In the lines below, output everything from the first line through the line containing "const mLeft = 116, mRight" exactly as it is. Pictures are not part of the output.

::::::::::

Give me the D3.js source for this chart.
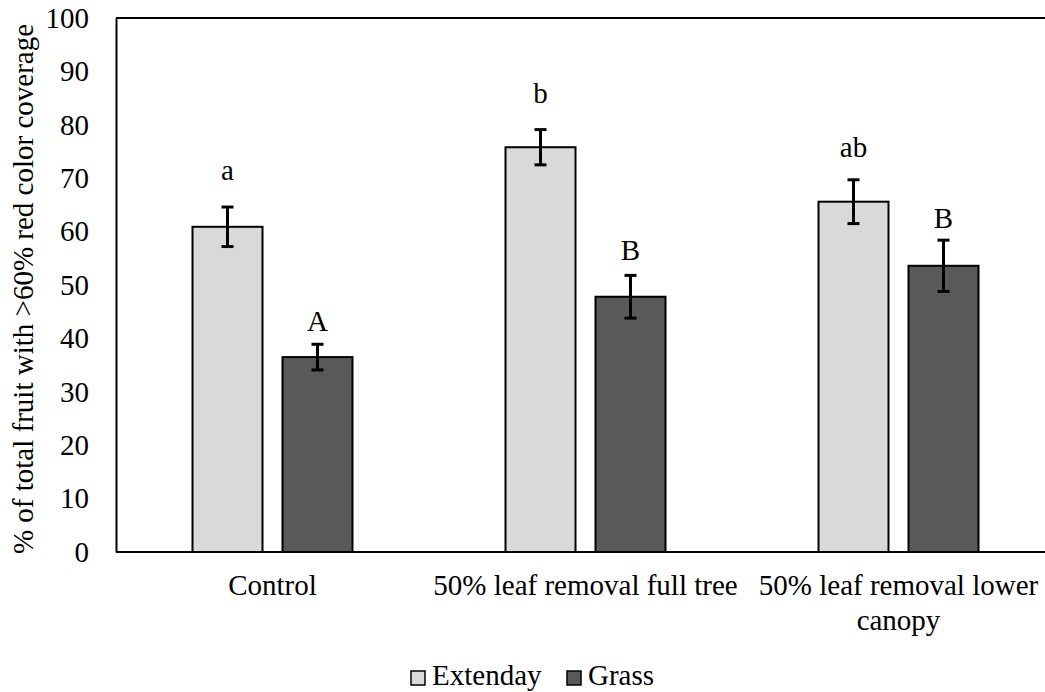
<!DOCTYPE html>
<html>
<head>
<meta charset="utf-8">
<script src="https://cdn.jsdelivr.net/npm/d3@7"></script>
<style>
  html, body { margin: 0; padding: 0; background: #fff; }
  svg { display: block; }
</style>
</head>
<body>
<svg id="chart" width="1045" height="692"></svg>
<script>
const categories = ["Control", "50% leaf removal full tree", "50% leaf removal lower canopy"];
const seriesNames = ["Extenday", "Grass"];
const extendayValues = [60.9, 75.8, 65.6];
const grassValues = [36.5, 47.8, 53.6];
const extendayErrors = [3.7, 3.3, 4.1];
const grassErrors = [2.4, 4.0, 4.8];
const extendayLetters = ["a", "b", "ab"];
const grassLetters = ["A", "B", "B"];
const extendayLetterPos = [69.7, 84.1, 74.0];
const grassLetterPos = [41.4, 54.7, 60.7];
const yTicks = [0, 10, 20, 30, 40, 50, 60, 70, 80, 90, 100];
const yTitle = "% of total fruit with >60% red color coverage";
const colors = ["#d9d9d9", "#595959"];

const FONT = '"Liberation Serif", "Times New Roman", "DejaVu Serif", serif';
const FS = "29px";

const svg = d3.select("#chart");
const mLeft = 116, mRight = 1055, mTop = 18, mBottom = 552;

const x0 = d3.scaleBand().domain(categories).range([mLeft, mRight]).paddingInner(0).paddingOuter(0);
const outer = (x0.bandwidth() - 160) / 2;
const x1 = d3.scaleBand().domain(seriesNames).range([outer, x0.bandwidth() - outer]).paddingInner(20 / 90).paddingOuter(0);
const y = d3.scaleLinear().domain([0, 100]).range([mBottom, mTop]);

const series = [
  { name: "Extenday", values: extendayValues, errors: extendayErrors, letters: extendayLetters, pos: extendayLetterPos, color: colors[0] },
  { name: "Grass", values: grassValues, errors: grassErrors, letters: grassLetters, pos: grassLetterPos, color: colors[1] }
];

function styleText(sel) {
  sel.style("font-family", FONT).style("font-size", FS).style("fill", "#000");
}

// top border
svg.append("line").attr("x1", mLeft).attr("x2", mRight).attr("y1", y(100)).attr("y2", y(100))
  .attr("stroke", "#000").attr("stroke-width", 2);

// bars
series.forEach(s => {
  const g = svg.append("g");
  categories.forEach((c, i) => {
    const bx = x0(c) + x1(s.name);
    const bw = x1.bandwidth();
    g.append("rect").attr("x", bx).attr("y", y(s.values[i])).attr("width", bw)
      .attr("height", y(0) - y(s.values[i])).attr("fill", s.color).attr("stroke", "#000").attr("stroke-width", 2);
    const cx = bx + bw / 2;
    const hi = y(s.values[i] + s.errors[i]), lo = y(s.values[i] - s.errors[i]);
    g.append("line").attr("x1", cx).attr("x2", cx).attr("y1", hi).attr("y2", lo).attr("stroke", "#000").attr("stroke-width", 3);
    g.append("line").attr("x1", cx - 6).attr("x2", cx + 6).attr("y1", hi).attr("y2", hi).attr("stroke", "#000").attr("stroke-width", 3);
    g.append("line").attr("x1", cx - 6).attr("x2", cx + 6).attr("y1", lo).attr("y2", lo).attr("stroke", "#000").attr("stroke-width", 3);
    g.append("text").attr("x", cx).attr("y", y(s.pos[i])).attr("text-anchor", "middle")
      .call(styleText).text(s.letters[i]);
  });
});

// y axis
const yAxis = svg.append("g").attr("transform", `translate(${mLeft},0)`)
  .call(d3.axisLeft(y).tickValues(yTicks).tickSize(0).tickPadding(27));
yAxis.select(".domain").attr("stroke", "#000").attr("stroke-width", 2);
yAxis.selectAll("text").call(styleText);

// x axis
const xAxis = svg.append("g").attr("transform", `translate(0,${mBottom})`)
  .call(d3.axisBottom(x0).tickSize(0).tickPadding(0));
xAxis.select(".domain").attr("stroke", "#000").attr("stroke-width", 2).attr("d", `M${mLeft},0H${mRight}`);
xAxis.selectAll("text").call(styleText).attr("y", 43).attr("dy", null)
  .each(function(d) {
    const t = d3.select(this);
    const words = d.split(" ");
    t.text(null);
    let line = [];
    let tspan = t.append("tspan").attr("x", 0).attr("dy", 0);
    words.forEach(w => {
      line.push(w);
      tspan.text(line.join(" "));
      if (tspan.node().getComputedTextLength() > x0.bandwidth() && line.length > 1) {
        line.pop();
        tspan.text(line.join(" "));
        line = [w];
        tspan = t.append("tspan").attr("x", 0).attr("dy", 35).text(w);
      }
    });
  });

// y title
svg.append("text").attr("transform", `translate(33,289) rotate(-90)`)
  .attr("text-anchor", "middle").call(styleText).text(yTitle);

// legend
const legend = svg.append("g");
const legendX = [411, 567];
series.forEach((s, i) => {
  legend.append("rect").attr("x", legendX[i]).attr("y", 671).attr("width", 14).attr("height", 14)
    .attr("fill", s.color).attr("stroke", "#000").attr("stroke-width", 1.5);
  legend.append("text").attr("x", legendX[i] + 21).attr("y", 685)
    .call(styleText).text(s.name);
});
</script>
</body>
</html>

::::::::::

Response to the exercise ::
Give me the D3.js source for this chart.
<!DOCTYPE html>
<html>
<head>
<meta charset="utf-8">
<script src="https://cdn.jsdelivr.net/npm/d3@7"></script>
<style>
  html, body { margin: 0; padding: 0; background: #fff; }
  svg { display: block; }
</style>
</head>
<body>
<svg id="chart" width="1045" height="692"></svg>
<script>
const categories = ["Control", "50% leaf removal full tree", "50% leaf removal lower canopy"];
const seriesNames = ["Extenday", "Grass"];
const extendayValues = [60.9, 75.8, 65.6];
const grassValues = [36.5, 47.8, 53.6];
const extendayErrors = [3.7, 3.3, 4.1];
const grassErrors = [2.4, 4.0, 4.8];
const extendayLetters = ["a", "b", "ab"];
const grassLetters = ["A", "B", "B"];
const extendayLetterPos = [69.7, 84.1, 74.0];
const grassLetterPos = [41.4, 54.7, 60.7];
const yTicks = [0, 10, 20, 30, 40, 50, 60, 70, 80, 90, 100];
const yTitle = "% of total fruit with >60% red color coverage";
const colors = ["#d9d9d9", "#595959"];

const FONT = '"Liberation Serif", "Times New Roman", "DejaVu Serif", serif';
const FS = "29px";

const svg = d3.select("#chart");
const mLeft = 116, mRight = 1055, mTop = 18, mBottom = 552;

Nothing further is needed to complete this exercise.